A group of employees and their CEO, celebrating the sale of their remarkable emotion-mapping-AI-alogorithm, crash onto a not-quite-deserted tropical island.
Luckily, those who survived have found a beautiful, fully-stocked private palace, with all the latest technological updates (though one without connection to the outside world). The house, however, has more secrets than anyone might have guessed, and much darker reason for having been built and left behind.
Kristin, the hyper-competent "human emotional support technician" (i.e., the eccentric boyish billionaire-CEO Sumpter's idea of an HR department) tries to keep her colleagues stable, throughout this new challange, but staying sane seems to be as much of a challange as staying alive. Being a "woman in technology" has always meant having to be smarter then anyone expects....and Kristin's survival skills are more impressive than anyone knows.
Review
Glass Houses transports readers to an uninhabited island where the survivors of a plane crash must reckon with a mysteriously abandoned smart-technology-enabled home while determining where to place their loyalties AND how to get off the island.
The book is smart, hooking readers in with a story about a start-up company and its stereotypically egotistical workaholic founder, while also setting the story in a not-so-distant future where AI and new tech are everywhere.

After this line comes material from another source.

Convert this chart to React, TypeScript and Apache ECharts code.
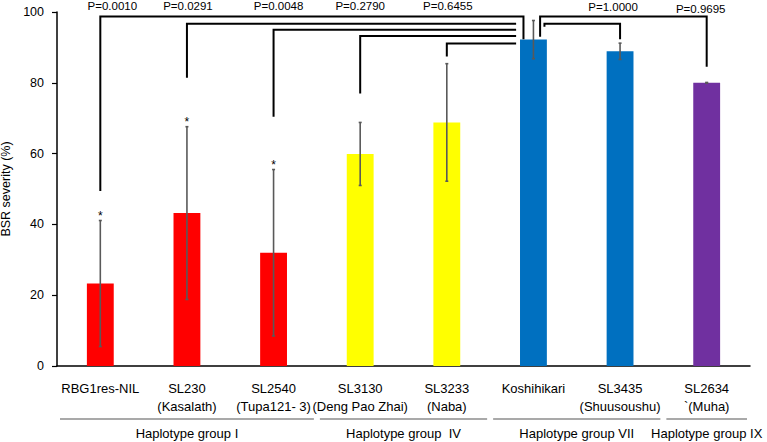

No one drives anymore. Everyone has a smart door to their home. People can measure their emotions with a watch on their wrist. You get the idea. But inside of all this flashy window dressing is real commentary on themes like the treatment of women in tech, the fact that so much technology is not tested on and doesn't work correctly for women, and what it's like growing up as a child whose life was shared on social media.
The razor sharp commentary on all these questions, so pressing to us today, kept me reading just as much as the thriller parts of the plot. And Ashby shines there, too. She gives enough hints that I was able to figure out much of what was going on, but the puzzle is fun, and the setting really is scary. A freaky-looking black glass house that seems designed not to let you out?? Please, do NOT sign me up.
The tension is broken up with flashbacks to the protagonist's work at the start-up and to her personal life, and of course all these scenes also provide clues as to what's going on on the island she and her coworkers crashed on.
I don't read a lot of thrillers, but I dabble in them occasionally, and this is a fun one sure to hook fans of the genre.